In the hours since the Spurs’ 107-86 beat-down of Miami, it has been suggested that James can’t do it on his own, which is hardly a revelation. No player in the history of the NBA, let alone James himself, has been able to do so.
The real question is whether we all ignored the warning signs of the Heat’s impending fall from grace. When they dropped Game 1s in the past, such as they did against the Indiana Pacers in the Eastern Conference Finals, everyone simply shrugged and assumed the Heat would bounce right back. Even James and company seemed rather blase about the loss, calmly explaining that they’d been down this road before. Of course, they went on to dismiss the Pacers in six games, setting up what many thought would be just another coronation for the reigning champs.
Then along comes the Spurs, the very same outfit Miami had eked past the previous year to claim their second title. One failed air-conditioning system later the Heat, again, found themselves with a Game 1 loss. And predictably, they assured everyone that they’d be back for Game 2 while almost giving the impression of it all being part of the larger plan.

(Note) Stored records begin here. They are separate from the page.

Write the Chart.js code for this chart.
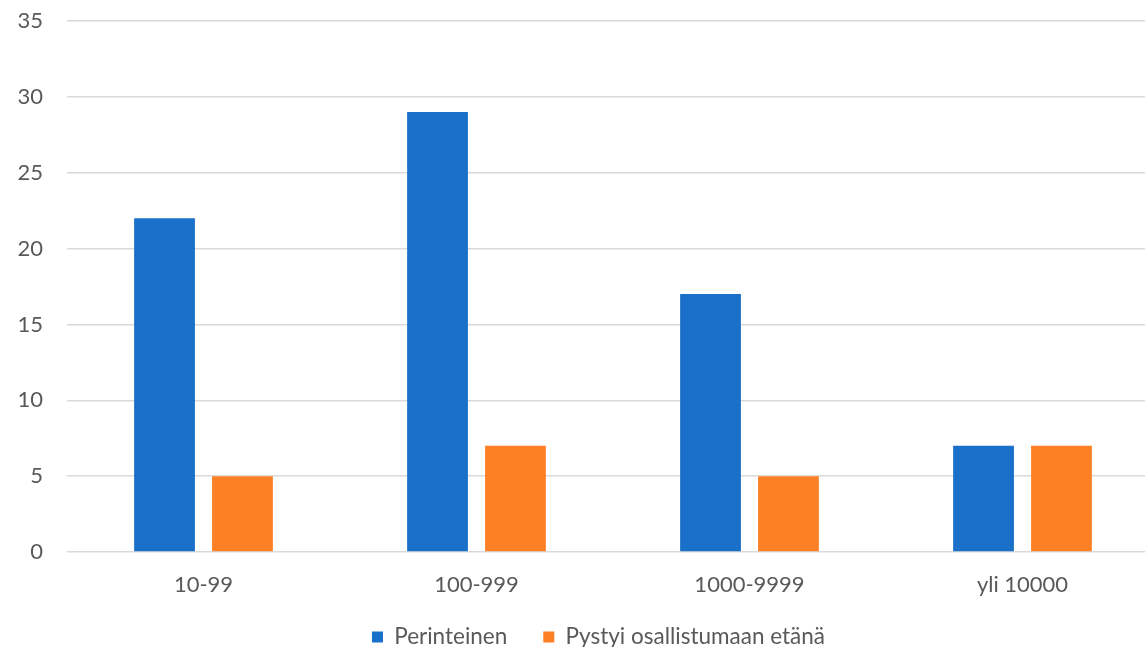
<!DOCTYPE html>
<html>
<head>
<meta charset="utf-8">
<script src="https://cdn.jsdelivr.net/npm/chart.js@4"></script>
<style>
  html, body { margin: 0; padding: 0; background: #ffffff; overflow: hidden; }
  #wrap { width: 1160px; height: 682px; }
</style>
</head>
<body>
<div id="wrap"><canvas id="c" width="1160" height="682"></canvas></div>
<script>
const categories = ['10-99', '100-999', '1000-9999', 'yli 10000'];
const perinteinen = [22, 29, 17, 7];
const etana = [5, 7, 5, 7];
const seriesNames = ['Perinteinen', 'Pystyi osallistumaan etänä'];
const yTicks = [0, 5, 10, 15, 20, 25, 30, 35];

const FONT = 'Lato';
const TEXT = '#595959';
const GRID = '#d9d9d9';

const shiftLegend = {
  id: 'shiftLegend',
  afterLayout(chart) {
    const lg = chart.legend;
    if (lg) {
      const h = lg.bottom - lg.top;
      lg.left = 38;
      lg.top = 589.75;
      lg.bottom = lg.top + h;
    }
  }
};

new Chart(document.getElementById('c'), {
  type: 'bar',
  data: {
    labels: categories,
    datasets: [
      { label: seriesNames[0], data: perinteinen, backgroundColor: '#1a70c8', categoryPercentage: 0.571, barPercentage: 0.78 },
      { label: seriesNames[1], data: etana, backgroundColor: '#fd7f26', categoryPercentage: 0.571, barPercentage: 0.78 }
    ]
  },
  plugins: [shiftLegend],
  options: {
    responsive: false,
    animation: false,
    devicePixelRatio: 1,
    layout: { padding: { left: 0, right: 1, top: 21, bottom: 1.5 } },
    plugins: {
      tooltip: { enabled: false },
      legend: {
        position: 'bottom',
        labels: {
          boxWidth: 11, boxHeight: 11, padding: 36,
          color: TEXT,
          font: { family: FONT, size: 22.5 }
        }
      }
    },
    scales: {
      x: {
        grid: { display: false, drawTicks: false },
        border: { display: false },
        ticks: { color: TEXT, font: { family: FONT, size: 22 }, padding: 19.3 },
        afterFit: s => { s.height = 60; s.paddingLeft = 0; s.paddingRight = 0; }
      },
      y: {
        min: 0, max: 35,
        afterBuildTicks: s => { s.ticks = yTicks.map(v => ({ value: v })); },
        grid: { color: GRID, lineWidth: 1.5, drawTicks: false },
        border: { display: false },
        ticks: { color: TEXT, font: { family: FONT, size: 22 }, padding: 24 },
        afterFit: s => { s.width = 67; s.paddingTop = 0; s.paddingBottom = 0; }
      }
    }
  }
});
</script>
</body>
</html>
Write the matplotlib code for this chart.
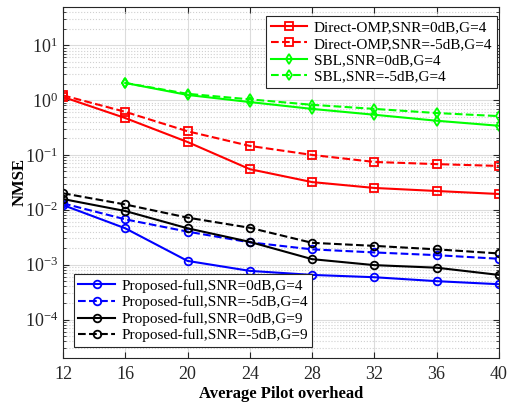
import matplotlib
matplotlib.use("Agg")
import matplotlib.pyplot as plt
from matplotlib.ticker import LogLocator, NullFormatter
import numpy as np

plt.rcParams['font.family'] = ['Liberation Serif', 'DejaVu Serif']
plt.rcParams['mathtext.fontset'] = 'custom'
plt.rcParams['mathtext.rm'] = 'Liberation Serif'

pilot = [12, 16, 20, 24, 28, 32, 36, 40]
pilot_sbl = [16, 20, 24, 28, 32, 36, 40]

omp_0db = [1.14, 0.47, 0.172, 0.055, 0.032, 0.025, 0.022, 0.0194]
omp_m5db = [1.22, 0.61, 0.27, 0.146, 0.1, 0.0745, 0.068, 0.063]
sbl_0db = [2.05, 1.24, 0.92, 0.69, 0.54, 0.42, 0.34]
sbl_m5db = [2.05, 1.3, 1.03, 0.82, 0.69, 0.58, 0.51]

prop_g4_0db = [0.0122, 0.0046, 0.00117, 0.00077, 0.00065, 0.00059, 0.0005, 0.00044]
prop_g4_m5db = [0.0131, 0.0067, 0.004, 0.00255, 0.0019, 0.00167, 0.00149, 0.00128]
prop_g9_0db = [0.0157, 0.0095, 0.0046, 0.0026, 0.00126, 0.00098, 0.00088, 0.00065]
prop_g9_m5db = [0.02, 0.0125, 0.0072, 0.0047, 0.0025, 0.0022, 0.0019, 0.0016]

ytick_vals = [1e-4, 1e-3, 1e-2, 1e-1, 1e0, 1e1]

fig = plt.figure(figsize=(5.08, 4.03), dpi=100)
ax = fig.add_axes([0.124, 0.112, 0.858, 0.871])

lw = 1.5
ms = 5.5
kw = dict(linewidth=lw, markersize=ms, markerfacecolor='none', markeredgewidth=1.3)

h1, = ax.plot(pilot, omp_0db, '-s', color='red', label='Direct-OMP,SNR=0dB,G=4', **kw)
h2, = ax.plot(pilot, omp_m5db, '--s', color='red', label='Direct-OMP,SNR=-5dB,G=4', **kw)
h3, = ax.plot(pilot_sbl, sbl_0db, '-d', color='#00ff00', label='SBL,SNR=0dB,G=4', **kw)
h4, = ax.plot(pilot_sbl, sbl_m5db, '--d', color='#00ff00', label='SBL,SNR=-5dB,G=4', **kw)
h5, = ax.plot(pilot, prop_g4_0db, '-o', color='blue', label='Proposed-full,SNR=0dB,G=4', **kw)
h6, = ax.plot(pilot, prop_g4_m5db, '--o', color='blue', label='Proposed-full,SNR=-5dB,G=4', **kw)
h7, = ax.plot(pilot, prop_g9_0db, '-o', color='black', label='Proposed-full,SNR=0dB,G=9', **kw)
h8, = ax.plot(pilot, prop_g9_m5db, '--o', color='black', label='Proposed-full,SNR=-5dB,G=9', **kw)

ax.set_yscale('log')
ax.set_xlim(12, 40)
ax.set_ylim(2e-5, 50)
ax.set_xticks(pilot)
ax.set_yticks(ytick_vals)
ax.yaxis.set_minor_locator(LogLocator(base=10, subs=np.arange(2, 10), numticks=20))
ax.yaxis.set_minor_formatter(NullFormatter())

ax.grid(which='major', color='#dcdcdc', linestyle='-', linewidth=0.8)
ax.grid(which='minor', axis='y', color='#d0d0d0', linestyle=':', linewidth=0.8)
ax.set_axisbelow(True)

ax.tick_params(which='both', direction='in', top=True, right=True, labelsize=13, colors='#262626')
ax.tick_params(axis='x', pad=6)
ax.tick_params(which='minor', length=2)
ax.tick_params(which='major', length=4)
for sp in ax.spines.values():
    sp.set_color('#262626')
    sp.set_linewidth(0.8)

ax.set_xlabel('Average Pilot overhead', fontsize=12, fontweight='bold', labelpad=2)
ax.set_ylabel('NMSE', fontsize=12, fontweight='bold', labelpad=-2)

legkw = dict(fontsize=11, fancybox=False, edgecolor='#262626', framealpha=1,
             borderpad=0.3, labelspacing=0.18, handlelength=2.4, handletextpad=0.4,
             borderaxespad=0)
leg1 = ax.legend(handles=[h1, h2, h3, h4], loc='upper right',
                 bbox_to_anchor=(0.995, 0.974), **legkw)
leg1.get_frame().set_linewidth(0.8)
ax.add_artist(leg1)
leg2 = ax.legend(handles=[h5, h6, h7, h8], loc='lower left',
                 bbox_to_anchor=(0.025, 0.031), **legkw)
leg2.get_frame().set_linewidth(0.8)

fig.savefig('out.png', dpi=100)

We all bought in yet again as one brilliant performance from James helped the Heat even matters 1-1. Headed back to Miami for Games 3 and 4, we assumed the Heat were ready to drop the hammer on Tim Duncan and his plucky Spurs.
While the hammer indeed dropped in Game 3, it wasn’t because of the Heat but rather at their expense during a dominant 111-92 win by the Spurs. Suddenly, the Spurs didn’t look quite so plucky. Rather, they had the look of a budding juggernaut. Still, we all held to the belief that the Heat would come out strong and even the series in Game 4.
Actually, make that a double or even triple oops. The Heat appeared defeated from the start, a first for a core of players not used to being bullied. And in the aftermath even coach Erik Spoelstra, who never says die, looked utterly flummoxed. San Antonio had dominated in every phase of the contest and Spoelstra was at a loss. Why? Because he now knows his team not only looks out-manned — they appear ready to outright crumble.
The enduring question ahead of Game 5 therefore becomes: Have the Heat always been this fragile? It would be hard to reconcile any two-time, defending champion being such. What we saw on Thursday seems to indicate just that, however. Not only did the Heat look outclassed, but they looked mentally defeated and resigned to their fate.
As it stands, the Heat have another chance on Sunday. And it’s possible James and company will come through to force a Game 6 back in Miami. One thing is clear, however, and the Heat are a fragile bunch right now. Fragile physically, but more importantly, fragile mentally. And that’s got to change if what now looks inevitable is to be avoided.